## start Raw data

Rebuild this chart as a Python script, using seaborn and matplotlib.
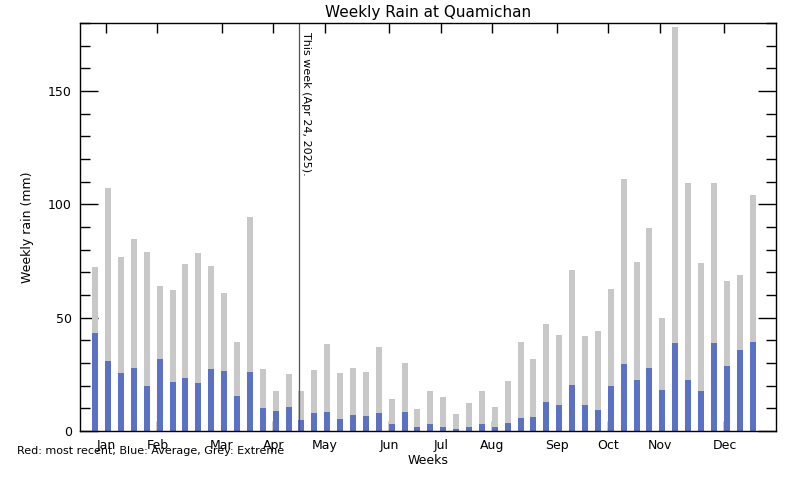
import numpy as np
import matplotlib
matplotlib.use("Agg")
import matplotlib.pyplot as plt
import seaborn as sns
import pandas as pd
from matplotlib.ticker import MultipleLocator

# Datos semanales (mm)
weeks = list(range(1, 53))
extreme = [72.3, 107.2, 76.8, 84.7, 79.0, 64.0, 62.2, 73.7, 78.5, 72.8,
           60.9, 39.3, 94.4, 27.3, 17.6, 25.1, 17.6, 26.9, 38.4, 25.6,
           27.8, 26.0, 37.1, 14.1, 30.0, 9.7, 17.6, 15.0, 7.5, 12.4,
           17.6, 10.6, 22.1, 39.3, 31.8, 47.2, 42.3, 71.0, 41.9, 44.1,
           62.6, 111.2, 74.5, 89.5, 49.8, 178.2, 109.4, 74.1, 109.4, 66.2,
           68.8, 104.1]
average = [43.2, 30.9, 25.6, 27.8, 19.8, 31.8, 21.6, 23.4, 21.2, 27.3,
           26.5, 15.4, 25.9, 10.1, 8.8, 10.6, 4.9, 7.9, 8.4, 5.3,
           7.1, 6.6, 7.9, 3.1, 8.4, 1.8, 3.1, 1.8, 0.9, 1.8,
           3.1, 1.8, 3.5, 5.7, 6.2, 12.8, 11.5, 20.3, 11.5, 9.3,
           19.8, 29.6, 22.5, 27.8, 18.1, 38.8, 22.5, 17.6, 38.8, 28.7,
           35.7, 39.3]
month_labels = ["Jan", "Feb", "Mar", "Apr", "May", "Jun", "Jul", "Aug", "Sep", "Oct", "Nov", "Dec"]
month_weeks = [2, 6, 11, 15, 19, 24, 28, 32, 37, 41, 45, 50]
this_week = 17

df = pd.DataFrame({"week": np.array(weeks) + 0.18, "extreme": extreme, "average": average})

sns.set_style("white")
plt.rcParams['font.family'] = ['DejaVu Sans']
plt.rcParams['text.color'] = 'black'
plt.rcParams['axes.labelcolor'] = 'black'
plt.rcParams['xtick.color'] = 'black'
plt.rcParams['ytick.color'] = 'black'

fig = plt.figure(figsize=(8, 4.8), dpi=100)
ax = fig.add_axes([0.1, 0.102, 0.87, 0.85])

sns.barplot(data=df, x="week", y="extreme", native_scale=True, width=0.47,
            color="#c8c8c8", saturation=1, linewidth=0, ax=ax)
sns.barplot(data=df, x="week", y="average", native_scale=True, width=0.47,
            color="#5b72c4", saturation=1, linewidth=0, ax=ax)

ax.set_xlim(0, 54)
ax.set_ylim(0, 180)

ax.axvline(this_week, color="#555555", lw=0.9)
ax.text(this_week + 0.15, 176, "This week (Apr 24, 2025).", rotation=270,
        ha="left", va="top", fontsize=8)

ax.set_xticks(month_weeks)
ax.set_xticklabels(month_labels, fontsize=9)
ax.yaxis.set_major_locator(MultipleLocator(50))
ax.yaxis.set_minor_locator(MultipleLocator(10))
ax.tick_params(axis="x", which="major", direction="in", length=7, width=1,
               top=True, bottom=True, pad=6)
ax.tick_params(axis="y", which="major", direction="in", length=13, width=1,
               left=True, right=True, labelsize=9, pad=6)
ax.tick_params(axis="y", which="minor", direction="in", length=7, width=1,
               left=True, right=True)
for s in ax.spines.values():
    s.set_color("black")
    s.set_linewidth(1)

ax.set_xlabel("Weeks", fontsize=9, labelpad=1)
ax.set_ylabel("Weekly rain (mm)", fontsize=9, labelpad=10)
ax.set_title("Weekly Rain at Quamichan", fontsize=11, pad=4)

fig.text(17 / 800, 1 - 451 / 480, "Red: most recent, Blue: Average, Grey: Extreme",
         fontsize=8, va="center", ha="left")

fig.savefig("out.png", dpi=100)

## end Raw data

Return only the lines from the start of the data through the line that contains "from matplotlib.ticker import MultipleLocator", please, copying them exactly and omitting all pictures.

Rebuild this chart as a Python script, using seaborn and matplotlib.
import numpy as np
import matplotlib
matplotlib.use("Agg")
import matplotlib.pyplot as plt
import seaborn as sns
import pandas as pd
from matplotlib.ticker import MultipleLocator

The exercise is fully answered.